Repeat the records word for word, excluding any picture.

> RECORDS PROVIDED:

——————————

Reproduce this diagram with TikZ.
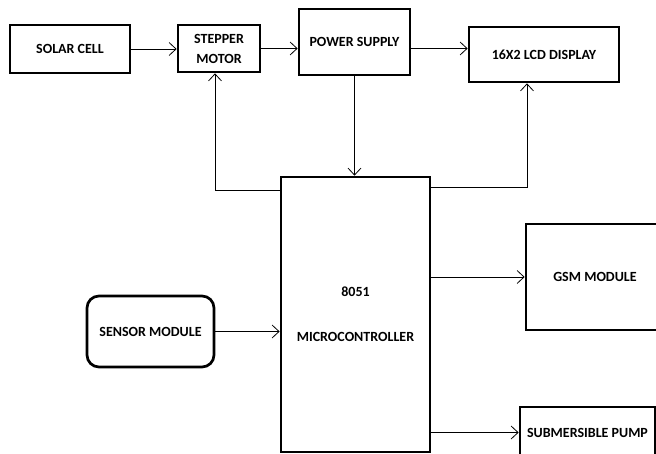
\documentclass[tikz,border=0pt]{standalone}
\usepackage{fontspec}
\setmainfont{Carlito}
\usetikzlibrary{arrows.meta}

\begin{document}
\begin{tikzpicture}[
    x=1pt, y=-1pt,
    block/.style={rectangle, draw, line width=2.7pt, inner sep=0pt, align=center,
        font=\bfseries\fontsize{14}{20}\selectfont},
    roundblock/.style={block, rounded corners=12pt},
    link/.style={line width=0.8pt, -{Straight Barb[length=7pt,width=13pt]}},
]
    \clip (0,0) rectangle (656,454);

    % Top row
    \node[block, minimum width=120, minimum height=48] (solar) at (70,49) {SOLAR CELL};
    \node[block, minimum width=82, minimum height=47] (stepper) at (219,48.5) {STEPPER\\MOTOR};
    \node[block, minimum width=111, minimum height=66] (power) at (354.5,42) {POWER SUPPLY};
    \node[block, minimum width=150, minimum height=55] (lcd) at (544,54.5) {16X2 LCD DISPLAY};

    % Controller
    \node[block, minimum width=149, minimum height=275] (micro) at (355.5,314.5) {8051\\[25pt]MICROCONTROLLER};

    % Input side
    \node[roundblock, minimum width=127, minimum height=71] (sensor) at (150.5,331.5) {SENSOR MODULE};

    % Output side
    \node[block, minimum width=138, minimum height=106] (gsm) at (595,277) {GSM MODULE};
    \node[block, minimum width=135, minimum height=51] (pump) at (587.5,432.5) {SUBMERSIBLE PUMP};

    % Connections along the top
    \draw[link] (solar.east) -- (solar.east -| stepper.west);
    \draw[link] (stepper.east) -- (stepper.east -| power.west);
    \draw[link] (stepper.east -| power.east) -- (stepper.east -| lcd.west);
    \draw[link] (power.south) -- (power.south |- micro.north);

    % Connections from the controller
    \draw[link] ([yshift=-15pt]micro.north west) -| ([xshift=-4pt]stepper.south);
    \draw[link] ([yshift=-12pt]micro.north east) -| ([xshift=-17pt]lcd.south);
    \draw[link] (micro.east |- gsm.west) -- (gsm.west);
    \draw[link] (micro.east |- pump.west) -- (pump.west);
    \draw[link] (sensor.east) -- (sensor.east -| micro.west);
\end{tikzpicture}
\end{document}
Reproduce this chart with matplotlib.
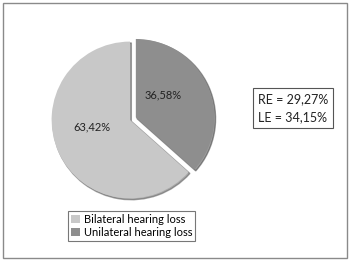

——————————

> RESPONSE TO THE TASK:
Reproduce this diagram with TikZ.
\documentclass[tikz,border=0pt]{standalone}
\usepackage{fontspec}
\setmainfont{Carlito}
\usetikzlibrary{arrows.meta}

\begin{document}
\begin{tikzpicture}[
    x=1pt, y=-1pt,
    block/.style={rectangle, draw, line width=2.7pt, inner sep=0pt, align=center,
        font=\bfseries\fontsize{14}{20}\selectfont},
    roundblock/.style={block, rounded corners=12pt},
    link/.style={line width=0.8pt, -{Straight Barb[length=7pt,width=13pt]}},
]
    \clip (0,0) rectangle (656,454);

    % Top row
    \node[block, minimum width=120, minimum height=48] (solar) at (70,49) {SOLAR CELL};
    \node[block, minimum width=82, minimum height=47] (stepper) at (219,48.5) {STEPPER\\MOTOR};
    \node[block, minimum width=111, minimum height=66] (power) at (354.5,42) {POWER SUPPLY};
    \node[block, minimum width=150, minimum height=55] (lcd) at (544,54.5) {16X2 LCD DISPLAY};

    % Controller
    \node[block, minimum width=149, minimum height=275] (micro) at (355.5,314.5) {8051\\[25pt]MICROCONTROLLER};

    % Input side
    \node[roundblock, minimum width=127, minimum height=71] (sensor) at (150.5,331.5) {SENSOR MODULE};

    % Output side
    \node[block, minimum width=138, minimum height=106] (gsm) at (595,277) {GSM MODULE};
    \node[block, minimum width=135, minimum height=51] (pump) at (587.5,432.5) {SUBMERSIBLE PUMP};

    % Connections along the top
    \draw[link] (solar.east) -- (solar.east -| stepper.west);
    \draw[link] (stepper.east) -- (stepper.east -| power.west);
    \draw[link] (stepper.east -| power.east) -- (stepper.east -| lcd.west);
    \draw[link] (power.south) -- (power.south |- micro.north);

    % Connections from the controller
    \draw[link] ([yshift=-15pt]micro.north west) -| ([xshift=-4pt]stepper.south);
    \draw[link] ([yshift=-12pt]micro.north east) -| ([xshift=-17pt]lcd.south);
    \draw[link] (micro.east |- gsm.west) -- (gsm.west);
    \draw[link] (micro.east |- pump.west) -- (pump.west);
    \draw[link] (sensor.east) -- (sensor.east -| micro.west);
\end{tikzpicture}
\end{document}
Reproduce this chart with matplotlib.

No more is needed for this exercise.